To determine the intercepts of this equation in the form \(ax+by+c=0\), I would just make x and y zero and see what the result is:
Finding the x-intercept
For a line without the slope of 0, the line only touches the x-axis once. For a point to be on the x-intercept, y must be zero; otherwise, it would not be on the x-intercept. Knowing this, you can set the y to be zero and solve for x:
\(4x+5y+6=0\) | Make y=0 so that the point is on the x-intercept. |
\(4x+5*0+6=0\) | |
\(4x+6=0\) | Subtract 6 on both sides. |
\(4x=-6\) | Divide by 4 on both sides. |
\(x=\frac{-6}{4}=-\frac{3}{2}=-1.5\) | |
Ok, we have determined that the x-intercept is located exactly on the point \((-\frac{3}{2},0)\)
Finding the y-intercept
You will utilize the exact same logic to find the y-intercept.
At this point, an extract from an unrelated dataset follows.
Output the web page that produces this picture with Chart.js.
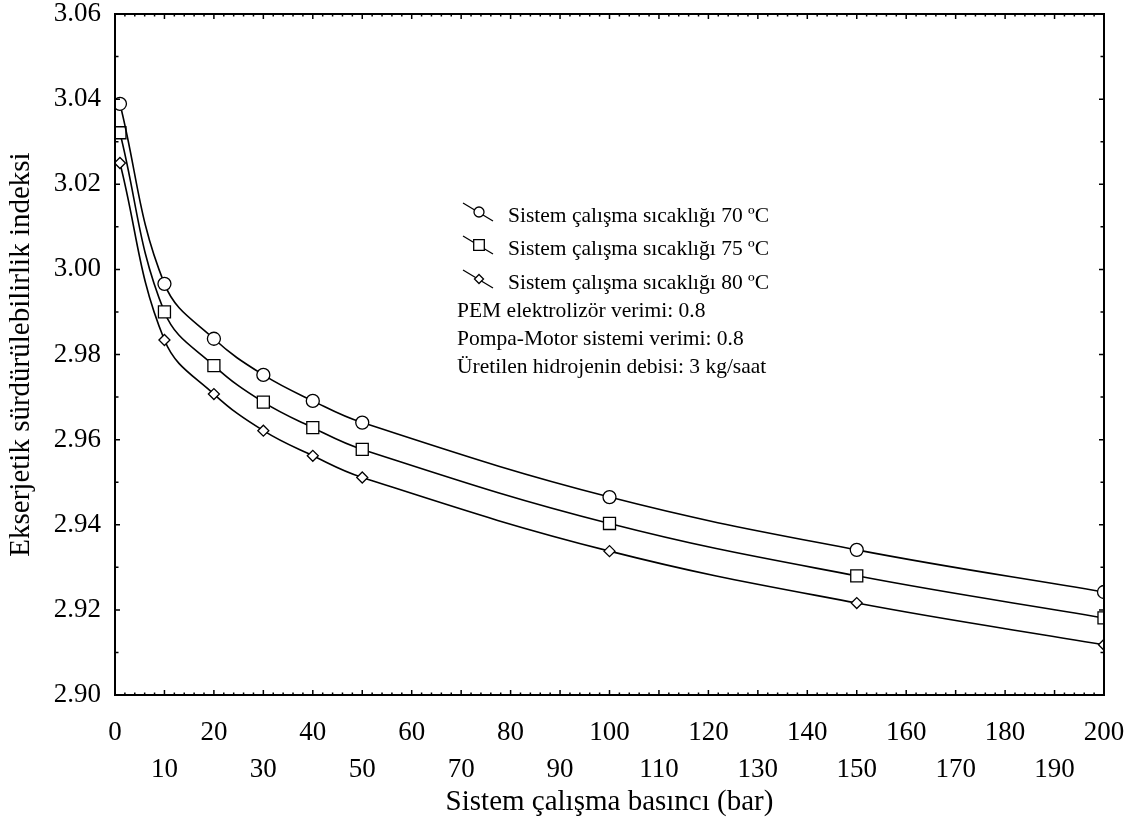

Of course, x will be equal to 0 this time:
\(4x+5y+6=0\) | Substitute 0 in for x. |
\(4*0+5y+6=0\) | |
\(5y+6=0\) | Subtract 6 on both sides. |
\(5y=-6\) | Divide by 5 on both sides. |
\(y=-\frac{6}{5}=-1.2\) | |
Ok, we have determined that the y-intercept is located exactly on the point \((0,-1.2)\).
You actually do not need any more information to graph this equation. Plot both the intercepts on a coordinate plane, and use a ruler to connect them. Then, you are done!